Marsh, 35, will almost certainly have another chance to impress in the second innings in Adelaide and but could then face a fight to preserve his career in next week’s second Test in Perth.
Langer has been a long-time supporter of his fellow West Australian, and believes he still has much to offer at the elite level.
“We know Test cricket is a tough business and he knows that. But he has also come in in incredible form. He played brilliant in the one-dayers, he played brilliant for Western Australia. Who would ever thought you would hit a ball about a metre outside off stump and chip into on to your leg stump?” he said on SEN.
“Cricket has a funny way about it but he also, two weeks ago, hit 160 not out here against South Australia to win the game for Western Australia. He is a very good player. Sometimes the more you start stressing about it, the more you start thinking and reading about it … imagine being a player these days and reading everyone’s opinion of you and how you are going.
“He will be fine if he concentrates on what he is good at. How he stops the walls closing in is doing what he is good at – watching the ball, having the attitude that we know works for him and concentrates on nothing but that.”
Ashwin revealed after play on Friday that the tourists had dissected a weakness in Marsh’s game, although the actual dismissal that unfolded could not have been planned.
That “incredible” form Langer referred to was in the Sheffield Shield, where he is the fourth-leading run-scorer this year, and his century against South Africa in a one-day international in Hobart.
However, he has failed to reach double figures in his past six Test innings (top score of seven) and has only done so twice in his past 10 knocks. This has left him as the first Australian top-five batsman since 1888 to be dismissed for single figures six times in a row. He averaged 3.5 in two Tests against Pakistan in the United Arab Emirates and only 18.37 in eight innings in South Africa in March.
The national selectors have settled on a squad for the opening two Tests so Marsh appears safe for Perth, where he is a key marketing tool in a local market that has CA already concerned about a lack of pre-match sales.
One theory is that the introverted Marsh has missed feeding off the dash of the suspended Steve Smith, whom he has replaced at No.4 in the order. However, at this stage of his career, that should not be a concern, because he is a seasoned veteran who has been through much.
His overall career average has dropped from 40 to 35 in recent months, while he is averaging only 22.76 in 13 innings in the key batting spot, compared to 42.54 with two centuries in 22 innings at No.5.
Langer, also a selector, had warned there would be “bumps” for the batting order – and the public – to deal with not just in this series but over the next two years at a time of regeneration in the Australian side.

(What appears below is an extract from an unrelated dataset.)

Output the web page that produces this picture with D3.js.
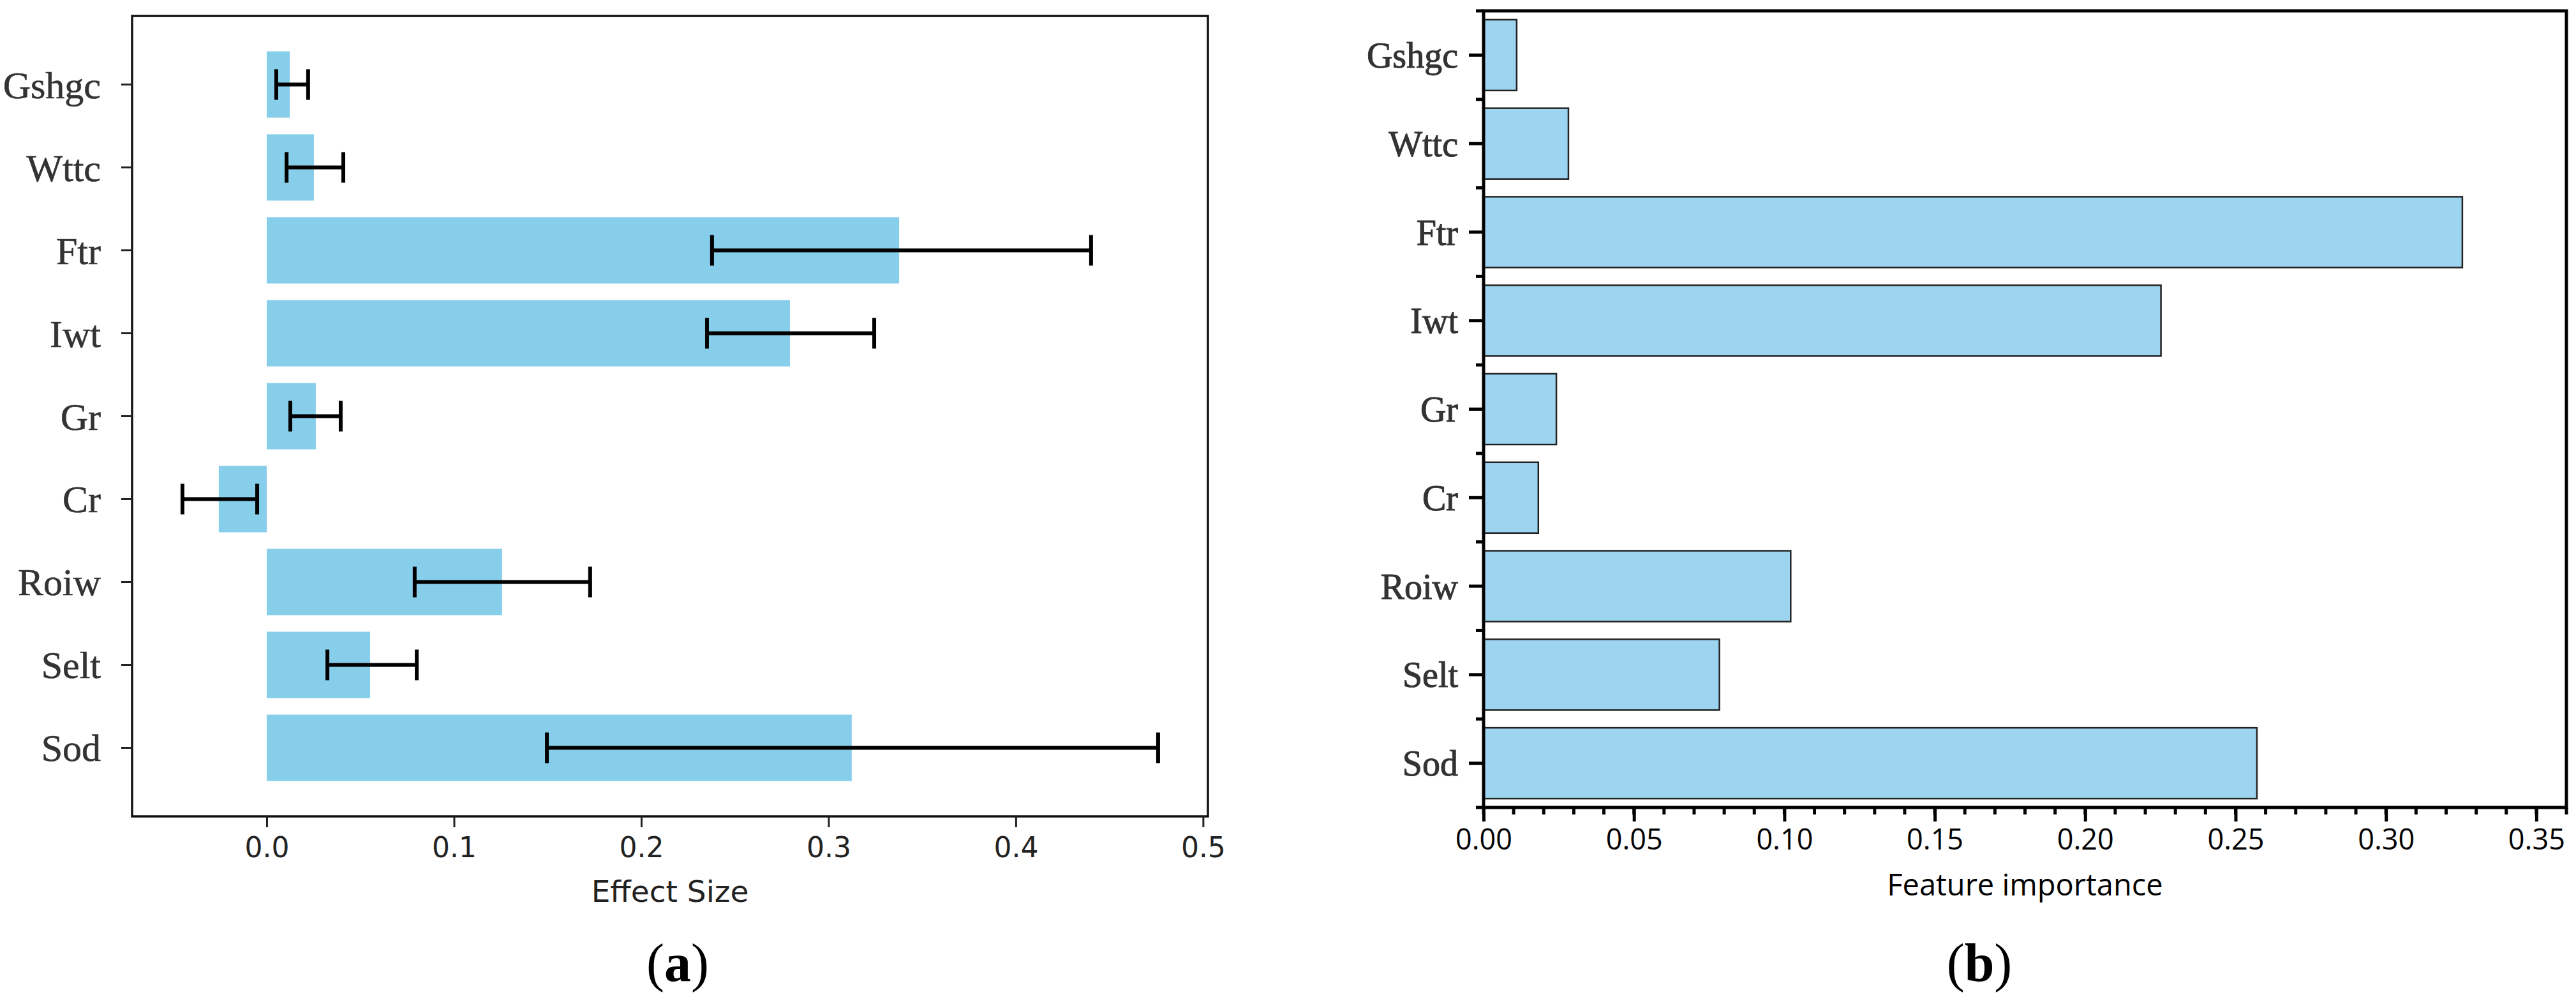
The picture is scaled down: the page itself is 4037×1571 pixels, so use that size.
<!DOCTYPE html>
<html>
<head>
<meta charset="utf-8">
<script src="https://cdn.jsdelivr.net/npm/d3@7"></script>
<style>
  body { margin: 0; background: #fff; }
</style>
</head>
<body>
<div id="chart"></div>
<script>
// values
var features = ['Gshgc', 'Wttc', 'Ftr', 'Iwt', 'Gr', 'Cr', 'Roiw', 'Selt', 'Sod'];
var effectSize = [0.0123, 0.0252, 0.3377, 0.2794, 0.0262, -0.0256, 0.1257, 0.0552, 0.3124];
var effectLow  = [0.0051, 0.0106, 0.2378, 0.2351, 0.0126, -0.0450, 0.0790, 0.0324, 0.1496];
var effectHigh = [0.0221, 0.0409, 0.4402, 0.3244, 0.0395, -0.0051, 0.1727, 0.0801, 0.4760];
var importance = [0.011, 0.0282, 0.3254, 0.2252, 0.0242, 0.0182, 0.1021, 0.0784, 0.2571];
var effectTicks = [0.0, 0.1, 0.2, 0.3, 0.4, 0.5];
var importanceTicks = [0.00, 0.05, 0.10, 0.15, 0.20, 0.25, 0.30, 0.35];

var W = 4037, H = 1571;
var svg = d3.select('#chart').append('svg')
  .attr('width', W).attr('height', H)
  .style('display', 'block');

// ---------- panel (a) ----------
var a = { left: 207, right: 1893, top: 25, bottom: 1280 };
var xa = d3.scaleLinear().domain([-0.0719, 0.5026]).range([a.left, a.right]);
var ya = d3.scaleBand().domain(features).range([a.top, a.bottom])
  .paddingInner(0.2).paddingOuter(0.427);

var ga = svg.append('g');

ga.selectAll('rect.bar')
  .data(features)
  .enter().append('rect')
  .attr('class', 'bar')
  .attr('x', function(d, i) { return Math.min(xa(0), xa(effectSize[i])); })
  .attr('width', function(d, i) { return Math.abs(xa(effectSize[i]) - xa(0)); })
  .attr('y', function(d) { return ya(d); })
  .attr('height', ya.bandwidth())
  .attr('fill', '#87ceeb');

var err = ga.selectAll('g.err')
  .data(features)
  .enter().append('g')
  .attr('class', 'err')
  .attr('stroke', '#000')
  .attr('stroke-width', 6);
err.append('line')
  .attr('x1', function(d, i) { return xa(effectLow[i]); })
  .attr('x2', function(d, i) { return xa(effectHigh[i]); })
  .attr('y1', function(d) { return ya(d) + ya.bandwidth() / 2; })
  .attr('y2', function(d) { return ya(d) + ya.bandwidth() / 2; });
err.append('line')
  .attr('x1', function(d, i) { return xa(effectLow[i]); })
  .attr('x2', function(d, i) { return xa(effectLow[i]); })
  .attr('y1', function(d) { return ya(d) + ya.bandwidth() / 2 - 24; })
  .attr('y2', function(d) { return ya(d) + ya.bandwidth() / 2 + 24; });
err.append('line')
  .attr('x1', function(d, i) { return xa(effectHigh[i]); })
  .attr('x2', function(d, i) { return xa(effectHigh[i]); })
  .attr('y1', function(d) { return ya(d) + ya.bandwidth() / 2 - 24; })
  .attr('y2', function(d) { return ya(d) + ya.bandwidth() / 2 + 24; });

ga.append('rect')
  .attr('x', a.left).attr('y', a.top)
  .attr('width', a.right - a.left).attr('height', a.bottom - a.top)
  .attr('fill', 'none').attr('stroke', '#111').attr('stroke-width', 3.5);

var axA = ga.append('g')
  .attr('transform', 'translate(0,' + a.bottom + ')')
  .call(d3.axisBottom(xa).tickValues(effectTicks).tickFormat(d3.format('.1f'))
    .tickSize(17).tickPadding(16));
axA.select('.domain').remove();
axA.selectAll('line').attr('stroke', '#222').attr('stroke-width', 3);
axA.selectAll('text')
  .attr('font-family', 'DejaVu Sans').attr('font-size', 44).attr('fill', '#222');

var ayA = ga.append('g')
  .attr('transform', 'translate(' + a.left + ',0)')
  .call(d3.axisLeft(ya).tickSize(17).tickPadding(32));
ayA.select('.domain').remove();
ayA.selectAll('line').attr('stroke', '#222').attr('stroke-width', 3);
ayA.selectAll('text')
  .attr('font-family', 'Liberation Serif').attr('font-size', 60).attr('fill', '#333')
  .attr('stroke', '#333').attr('stroke-width', 0.6)
  .attr('dy', '0.35em');

ga.append('text')
  .attr('x', (a.left + a.right) / 2).attr('y', 1414)
  .attr('text-anchor', 'middle')
  .attr('font-family', 'DejaVu Sans').attr('font-size', 47).attr('fill', '#222')
  .text('Effect Size');

ga.append('text')
  .attr('x', 1062).attr('y', 1538)
  .attr('text-anchor', 'middle')
  .attr('font-family', 'Liberation Serif').attr('font-size', 84).attr('fill', '#000')
  .html('(<tspan font-weight="bold">a</tspan>)');

// ---------- panel (b) ----------
var b = { left: 2325, right: 4022, top: 17, bottom: 1266 };
var xb = d3.scaleLinear().domain([0, 0.36]).range([b.left, b.right]);
var yb = d3.scaleBand().domain(features).range([b.top, b.bottom])
  .paddingInner(0.2).paddingOuter(0.1);

var gb = svg.append('g');

gb.selectAll('rect.bar')
  .data(features)
  .enter().append('rect')
  .attr('class', 'bar')
  .attr('x', xb(0))
  .attr('width', function(d, i) { return xb(importance[i]) - xb(0); })
  .attr('y', function(d) { return yb(d); })
  .attr('height', yb.bandwidth())
  .attr('fill', '#9dd4ef')
  .attr('stroke', '#222').attr('stroke-width', 2.5);

// minor y ticks on the category boundaries
var gapB = (yb.step() - yb.bandwidth()) / 2;
var bounds = features.map(function(d) { return yb(d) - gapB; });
bounds.push(yb(features[features.length - 1]) + yb.bandwidth() + gapB);
gb.selectAll('line.ymin')
  .data(bounds)
  .enter().append('line')
  .attr('class', 'ymin')
  .attr('x1', b.left - 12).attr('x2', b.left)
  .attr('y1', function(d) { return d; }).attr('y2', function(d) { return d; })
  .attr('stroke', '#000').attr('stroke-width', 5);

// minor x ticks every 0.01
var minorX = d3.range(0, 0.3601, 0.01);
gb.selectAll('line.xmin')
  .data(minorX)
  .enter().append('line')
  .attr('class', 'xmin')
  .attr('x1', function(d) { return xb(d); }).attr('x2', function(d) { return xb(d); })
  .attr('y1', b.bottom).attr('y2', b.bottom + 11)
  .attr('stroke', '#000').attr('stroke-width', 5);

var axB = gb.append('g')
  .attr('transform', 'translate(0,' + b.bottom + ')')
  .call(d3.axisBottom(xb).tickValues(importanceTicks).tickFormat(d3.format('.2f'))
    .tickSize(22).tickPadding(12));
axB.select('.domain').remove();
axB.selectAll('line').attr('stroke', '#000').attr('stroke-width', 5);
axB.selectAll('text')
  .attr('font-family', 'Open Sans').attr('font-size', 45).attr('fill', '#000');

var ayB = gb.append('g')
  .attr('transform', 'translate(' + b.left + ',0)')
  .call(d3.axisLeft(yb).tickSize(23).tickPadding(17));
ayB.select('.domain').remove();
ayB.selectAll('line').attr('stroke', '#000').attr('stroke-width', 5);
ayB.selectAll('text')
  .attr('font-family', 'Liberation Serif').attr('font-size', 56).attr('fill', '#333')
  .attr('stroke', '#333').attr('stroke-width', 1)
  .attr('dy', '0.35em');

gb.append('rect')
  .attr('x', b.left).attr('y', b.top)
  .attr('width', b.right - b.left).attr('height', b.bottom - b.top)
  .attr('fill', 'none').attr('stroke', '#000').attr('stroke-width', 5);

gb.append('text')
  .attr('x', (b.left + b.right) / 2).attr('y', 1404)
  .attr('text-anchor', 'middle')
  .attr('font-family', 'Open Sans').attr('font-size', 47).attr('fill', '#000')
  .text('Feature importance');

gb.append('text')
  .attr('x', 3102).attr('y', 1538)
  .attr('text-anchor', 'middle')
  .attr('font-family', 'Liberation Serif').attr('font-size', 84).attr('fill', '#000')
  .html('(<tspan font-weight="bold">b</tspan>)');
</script>
</body>
</html>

The absence of Smith and fellow batting gem David Warner has hurt and they won’t be back in the Test arena at least until next year’s Ashes series. Opening batsman Cameron Bancroft, however, returns to elite cricket from December 29, and technically could return to international cricket in time for the two Tests against Sri Lanka in Brisbane and Canberra from late January.
There would not be any Shield cricket for him to find red-ball form in because of the stand-alone window of the Big Bash League but there are ways around that should the national selectors feel a change at the top of the order is required.
Langer has also backed Aaron Finch to rebound from his third-ball duck that came after he launched at a booming drive only for his middle and off stumps to be sent flying.
As debate over Finch’s spot also rages, former Australian captain Ricky Ponting has questioned the selection policy behind the Victorian’s selection for last month’s tour of the United Arab Emirates. Ponting says Finch’s weakness against a swinging red ball is well known, which shapes as an issue not only this summer but in England next year.
Langer said that during his own career he had learnt from Test great Allan Border that “there’s a lot of time in Test cricket” and patience when batting was required.
“You need to bat for a long time – the great players do that. We get a bit preoccupied with how T20 goes and to an extent how ODI’s go,” Langer said.
That was a message he reinforced to Peter Handscomb, after the Victorian skipper dabbed at a delivery outside off stump and was caught behind.